It's a little crazy to think that it will be soon be ten whole years since Smallville aired its fist-pumping final episode. Running for ten seasons from 2001 to 2011, this series about a young Superman went on to become a major favourite of so many genre fans during its run.
While Smallville has been a little in the headlines in more recent years thanks to Tom Welling and Erica Durance's Clark Kent and Lois Lane turning up in the Arrowverse's Crisis on Infinite Earths crossover, or even in the shocking real-life revelations about Chloe Sullivan actress Allison Mack, there's still so much about the series that many fans have no idea about.
Every heard the one about the Supernatural and Smallville crossover? Or the planned Smallville spin-off shows? Or the fact that Batman was intended to have a major part to play in Smallvile? Or even who else was close to landing the role of Clark Kent that ultimately went to Tom Welling?
Here then, dear reader, are all of the juicy nuggets and tidbits that you could ever possibly need to know about the dearly-missed Smallville.

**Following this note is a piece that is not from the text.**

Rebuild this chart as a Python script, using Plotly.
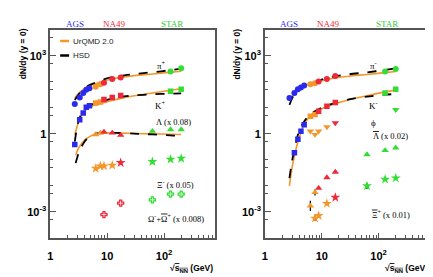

10. It Was Originally Intended To Be A Batman Show
Before Smallville became the Smalllville that audiences knew and loved for ten seasons, the original plan for the series was for it to actually be an exploration of the younger days of Bruce Wayne and his ascension towards becoming Batman.
Of course, that series would not have been called Smallville, for Smallville is a Superman-driven title. Regardless, loose plans were in place for a show shining a light on Bruce's journey to the cape and cowl. Those plans, however, were shelved after Warner Bros. decided to move forward with a new Batman film.
At this point in time, Warner Bros. and DC Comics put in place restrictions that become known as the Bat-embargo. Basically, with plans afoot for a silver screen return for the World's Greatest Detective, the powers-that-be didn't want to muddy the waters by having several different versions of the Dark Knight in play across different mediums. So much so, that even animated series The Batman was restricted in the use of certain characters.
With the Caped Crusader off the table, Alfred Gough and Miles Millar would take the concept of a hero's younger days and spin it into what became Smallville. And the rest, as they say, is history.
As for that new Batman movie, that would eventually go on to be Christopher Nolan's Batman Begins. For a look at the formative years of Bruce Wayne and his taking on of the Batman moniker, that idea would be revisited over a decade down the line with Gotham.